Oscar-winning cinematographer worked on Kes, The Killing Fields and The Reader among others.

Chris Menges

British cinematographer Chris Menges is to receive a lifetime achievement award at Camerimage (Nov 14-21), the International Film Festival of the Art of Cinematography.

Menges will attend the 23rd edition of Camerimage in the Polish city of Bydgoszcz to accept the award, introduce screenings of his films and will meet with the festival’s audience.

Across a 50-year career, Menges has won two Academy Awards for Roland Joffé’s The Killing Fields in 1985, for which he also won a BAFTA, and The Mission in 1987.

More recently, he was Oscar-nominated (with Roger Deakins) for his work on Stephen Daldry’s The Reader in 2010.

Menges began his career in the 1960s as camera operator for documentaries by Adrian Cowell and for films like Poor Cow by Ken Loach and If… by Lindsay Anderson.

He returned to work with Loach on Kes, which marked his first film as cinematographer. He was also behind the camera on Stephen Frears’ first feature film, Gumshoe, in 1971.
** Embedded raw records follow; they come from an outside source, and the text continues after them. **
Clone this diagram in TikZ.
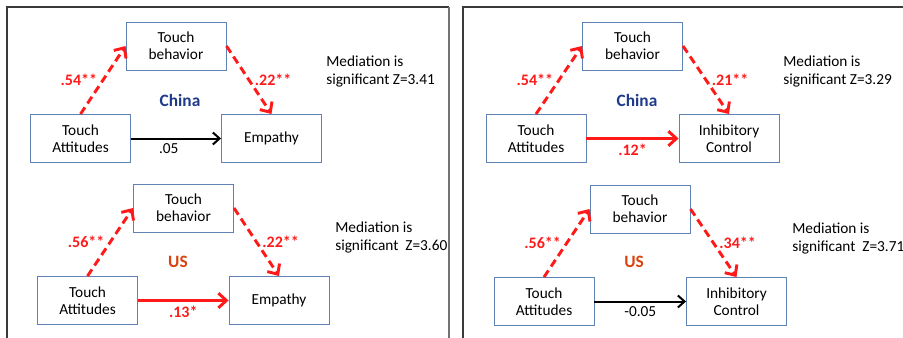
\documentclass[tikz,border=0pt]{standalone}
\usepackage{fontspec}
\setmainfont{Carlito}
\usepackage{tikz}
\usetikzlibrary{arrows.meta,positioning}
\definecolor{boxblue}{HTML}{5F82B5}
\definecolor{chinablue}{HTML}{1F3A8A}
\definecolor{usorange}{HTML}{D9420F}
\definecolor{sigred}{HTML}{FF1A1A}
\definecolor{frame}{HTML}{3A3A3A}

\begin{document}
\begin{tikzpicture}[x=0.75pt,y=-0.75pt,>=Latex,
 varbox/.style={draw=boxblue,line width=0.7pt,minimum width=75pt,minimum height=36pt,
   align=center,font=\fontsize{11.5}{13}\selectfont},
 medarr/.style={-{Straight Barb[length=6pt,width=11pt]},draw=sigred,line width=2.2pt,
   dash pattern=on 6pt off 3.5pt},
 sigarr/.style={-{Straight Barb[length=6pt,width=11pt]},draw=sigred,line width=2.2pt},
 nsarr/.style={-{Straight Barb[length=5pt,width=9pt]},draw=black,line width=1.5pt},
 coef/.style={font=\fontsize{12}{14}\selectfont\bfseries,text=sigred},
 nscoef/.style={font=\fontsize{11.5}{13}\selectfont},
 note/.style={align=left,anchor=west,font=\fontsize{11.5}{13.5}\selectfont,inner sep=0pt},
 country/.style={font=\fontsize{13}{15}\selectfont\bfseries}]
 \useasboundingbox (0,0) rectangle (903,337);
 % panel frames
 \draw[frame,line width=1pt] (7,340) -- (7,7) -- (449,7);
 \draw[black!55,line width=1.2pt] (449,7) -- (449,340);
 \draw[frame,line width=1pt] (463,340) -- (463,7) -- (906,7);
 % Empathy, China
 \node[varbox] (tb1) at (176,46) {Touch\\behavior};
 \node[varbox] (ta1) at (80.5,138.5) {Touch\\Attitudes};
 \node[varbox] (emp1) at (271.5,138.5) {Empathy};
 \node[country,text=chinablue] (cn1) at (180,100) {China};
 \node[note] (med1) at (326,71) {Mediation is\\significant Z=3.41};
 \draw[medarr] (ta1.north) -- node[coef,left] {.54**} (tb1.west);
 \draw[medarr] (tb1.east) -- node[coef,right] {.22**} (emp1.north);
 \draw[nsarr] (ta1.east) -- node[nscoef,below,pos=0.42] {.05} (emp1.west);
 % Empathy, US
 \node[varbox] (tb2) at (183.5,208) {Touch\\behavior};
 \node[varbox] (ta2) at (87.5,300.5) {Touch\\Attitudes};
 \node[varbox] (emp2) at (279,300.5) {Empathy};
 \node[country,text=usorange] (us2) at (178,262) {US};
 \node[note] (med2) at (335,237) {Mediation is\\significant\ \ Z=3.60};
 \draw[medarr] (ta2.north) -- node[coef,left] {.56**} (tb2.west);
 \draw[medarr] (tb2.east) -- node[coef,right] {.22**} (emp2.north);
 \draw[sigarr] (ta2.east) -- node[coef,below] {.13*} (emp2.west);
 % Inhibitory Control, China
 \node[varbox] (tb3) at (632.5,46) {Touch\\behavior};
 \node[varbox] (ta3) at (536,138.5) {Touch\\Attitudes};
 \node[varbox] (ic3) at (729,138.5) {Inhibitory\\Control};
 \node[country,text=chinablue] (cn3) at (637,100) {China};
 \node[note] (med3) at (783,71) {Mediation is\\significant Z=3.29};
 \draw[medarr] (ta3.north) -- node[coef,left] {.54**} (tb3.west);
 \draw[medarr] (tb3.east) -- node[coef,right] {.21**} (ic3.north);
 \draw[sigarr] (ta3.east) -- node[coef,below] {.12*} (ic3.west);
 % Inhibitory Control, US
 \node[varbox] (tb4) at (640,209) {Touch\\behavior};
 \node[varbox] (ta4) at (544,301.5) {Touch\\Attitudes};
 \node[varbox] (ic4) at (736.5,301.5) {Inhibitory\\Control};
 \node[country,text=usorange] (us4) at (634,262) {US};
 \node[note] (med4) at (792,238) {Mediation is\\significant\ \ Z=3.71};
 \draw[medarr] (ta4.north) -- node[coef,left] {.56**} (tb4.west);
 \draw[medarr] (tb4.east) -- node[coef,right] {.34**} (ic4.north);
 \draw[nsarr] (ta4.east) -- node[nscoef,below] {-0.05} (ic4.west);
\end{tikzpicture}
\end{document}
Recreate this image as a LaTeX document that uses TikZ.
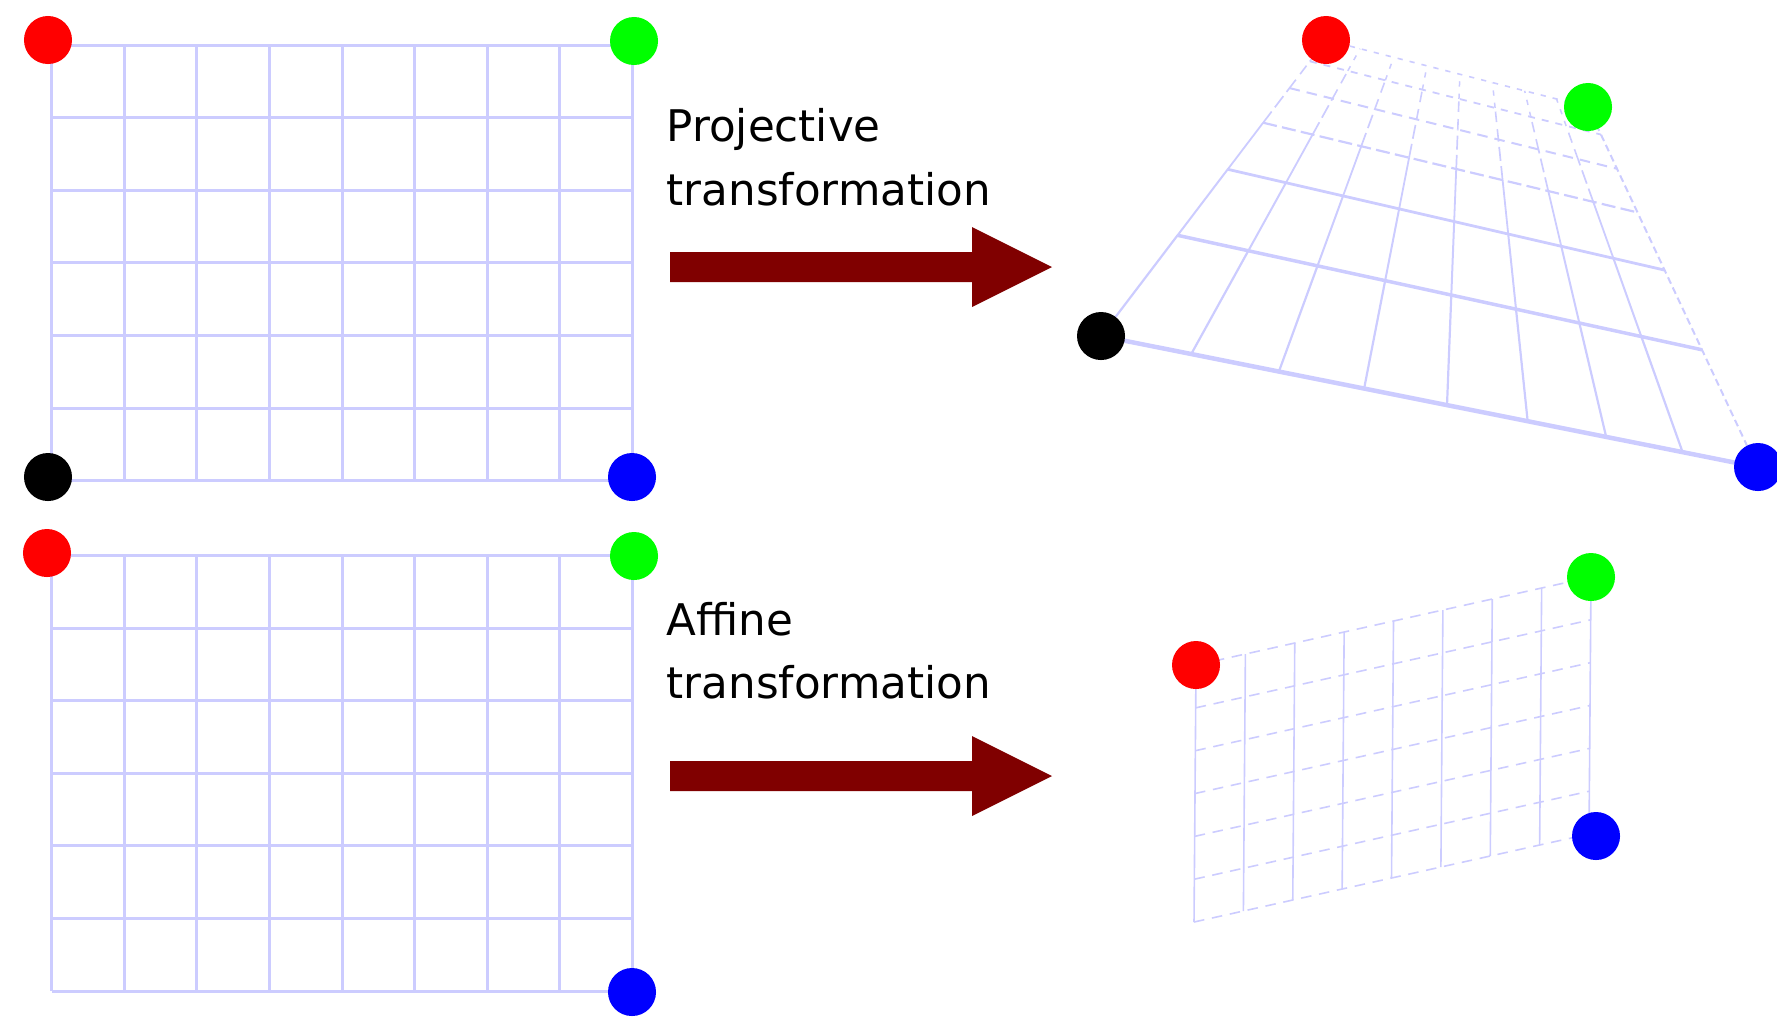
\documentclass[tikz,border=0pt]{standalone}
\usepackage{fontspec}
\setmainfont{DejaVu Sans}
\definecolor{gridc}{RGB}{204,204,255}
\definecolor{arrowc}{RGB}{128,0,0}
\begin{document}
\begin{tikzpicture}[x=0.01cm,y=-0.01cm,
  grid/.style={draw=gridc, line width=0.03cm},
  dot/.style={circle, minimum size=0.48cm, inner sep=0pt},
  lbl/.style={anchor=base west, inner sep=0pt, font=\fontsize{12.4}{14}\selectfont},
  bigarrow/.style={fill=arrowc},
  prow0/.style={draw=gridc, line width=0.045cm},
  prow1/.style={draw=gridc, line width=0.035cm},
  prow2/.style={draw=gridc, line width=0.028cm},
  prow3/.style={draw=gridc, line width=0.022cm, dash pattern=on 4pt off 1.5pt},
  prow4/.style={draw=gridc, line width=0.02cm, dash pattern=on 3pt off 2pt},
  prow5/.style={draw=gridc, line width=0.018cm, dash pattern=on 2pt off 2pt},
  prow6/.style={draw=gridc, line width=0.016cm, dash pattern=on 1.5pt off 2pt},
  pcol0/.style={draw=gridc, line width=0.022cm},
  pcol1/.style={draw=gridc, line width=0.02cm},
  pcol2/.style={draw=gridc, line width=0.018cm},
  pcol3/.style={draw=gridc, line width=0.017cm, dash pattern=on 4pt off 1.5pt},
  pcol4/.style={draw=gridc, line width=0.016cm, dash pattern=on 3pt off 2pt},
  pcol5/.style={draw=gridc, line width=0.015cm, dash pattern=on 1.5pt off 2pt},
  pedge/.style={draw=gridc, line width=0.02cm, dash pattern=on 2pt off 1.2pt},
  avert/.style={draw=gridc, line width=0.016cm},
  ahorz/.style={draw=gridc, line width=0.016cm, dash pattern=on 3pt off 2.2pt},
  declare function={
    pw(\u,\v)=0.11603*\u+1.57866*\v+1;
    px(\u,\v)=1101+(732.12*\u+580.20*\v)/pw(\u,\v);
    py(\u,\v)=336+(146.20*\u-763.28*\v)/pw(\u,\v);
  }]
\useasboundingbox (0,0) rectangle (1777,1017);

% ---- original square grids (left) ----
\foreach \yo in {0,510.5}{
  \foreach \i in {0,...,8}
    \draw[grid] (51.7+72.6*\i, 45+\yo) -- (51.7+72.6*\i, 480.6+\yo);
  \foreach \j in {0,...,6}
    \draw[grid] (51.7, 45+72.6*\j+\yo) -- (632.5, 45+72.6*\j+\yo);
}

% ---- projective image (top right) ----
\foreach \j in {0,...,6}
  \draw[prow\j] ({px(0,\j/6)},{py(0,\j/6)}) -- ({px(1,\j/6)},{py(1,\j/6)});
\foreach \i in {0,...,7}
  \foreach \j in {0,...,5}
    \draw[pcol\j] ({px(\i/8,\j/6)},{py(\i/8,\j/6)}) -- ({px(\i/8,(\j+1)/6)},{py(\i/8,(\j+1)/6)});
\draw[pedge] ({px(1,0)},{py(1,0)}) -- ({px(1,1)},{py(1,1)});

% ---- affine image (bottom right) ----
\foreach \i in {0,...,8}
  \draw[avert] (1196+395*\i/8, 665-88*\i/8) -- (1194+395*\i/8, 922-88*\i/8);
\foreach \j in {0,...,6}
  \draw[ahorz] (1196-2*\j/6, 665+257*\j/6) -- (1591-2*\j/6, 577+257*\j/6);

% ---- corner dots ----
\node[dot, fill=red]   (r1) at (48,40) {};
\node[dot, fill=green] (g1) at (634,41) {};
\node[dot, fill=black] (k1) at (48,477) {};
\node[dot, fill=blue]  (b1) at (632,477) {};

\node[dot, fill=red]   (r2) at (47,553) {};
\node[dot, fill=green] (g2) at (634,556) {};
\node[dot, fill=blue]  (b2) at (632,992) {};

\node[dot, fill=red]   (r3) at (1326,40) {};
\node[dot, fill=green] (g3) at (1588,107) {};
\node[dot, fill=black] (k3) at (1101,336) {};
\node[dot, fill=blue]  (b3) at (1758,467) {};

\node[dot, fill=red]   (r4) at (1196,665) {};
\node[dot, fill=green] (g4) at (1591,577) {};
\node[dot, fill=blue]  (b4) at (1596,836) {};

% ---- labels ----
\node[lbl] (projA) at (666,141.7) {Projective};
\node[lbl] (projB) at (666,205) {transformation};
\node[lbl] (affA) at (666,635) {Affine};
\node[lbl] (affB) at (666,698.3) {transformation};

% ---- arrows ----
\fill[bigarrow] (670,252) -- (972,252) -- (972,227) -- (1052,267) -- (972,307) -- (972,282) -- (670,282) -- cycle;
\fill[bigarrow] (670,761) -- (972,761) -- (972,736) -- (1052,776) -- (972,816) -- (972,791) -- (670,791) -- cycle;
\end{tikzpicture}
\end{document}
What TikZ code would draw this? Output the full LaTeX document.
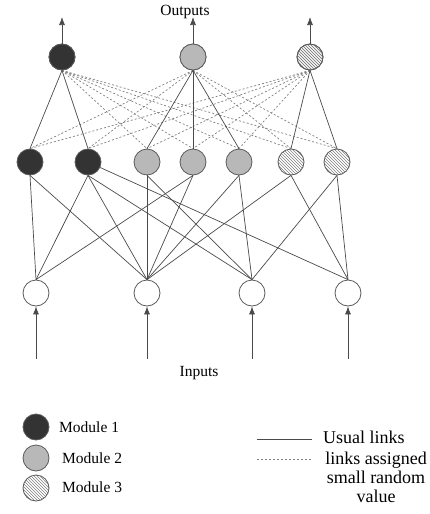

After several documentaries and feature films including Black Beauty (1971), Bloody Kids (1978), The Game Keeper (1980), Babylon (1980) and Angel (1982) he moved on to more ambitious works, including Star Wars: Episode V – The Empire Strikes Back, on which he was director of photography for studio second unit.

In 1983, he received his first BAFTA nomination for the Bill Forsyth film Local Hero and won his first Oscar for Cambodian genocide drama The Killing Fields. He continued his work with director Roland Joffé and won his second Oscar in 1986 with historical drama The Mission, starring Robert De Niro.

He made his directional debut in 1988 with A World Apart, which played in competition at the Cannes Film Festival and won the grand jury prize.

He moved back behind the camera in 1996 to shoot award winning film The Boxer, directed by Jim Sheridan. He received his third Oscar nomination with Michael Collins in 1997.

Menges immersed himself in Western imagery for Tommy Lee Jones’ The Three Burials of Melquiades Estrada (2005) and supported Stephen Daldry on The Reader, sharing the credit for cinematography with Roger Deakins, and Extremely Loud & Incredibly Close.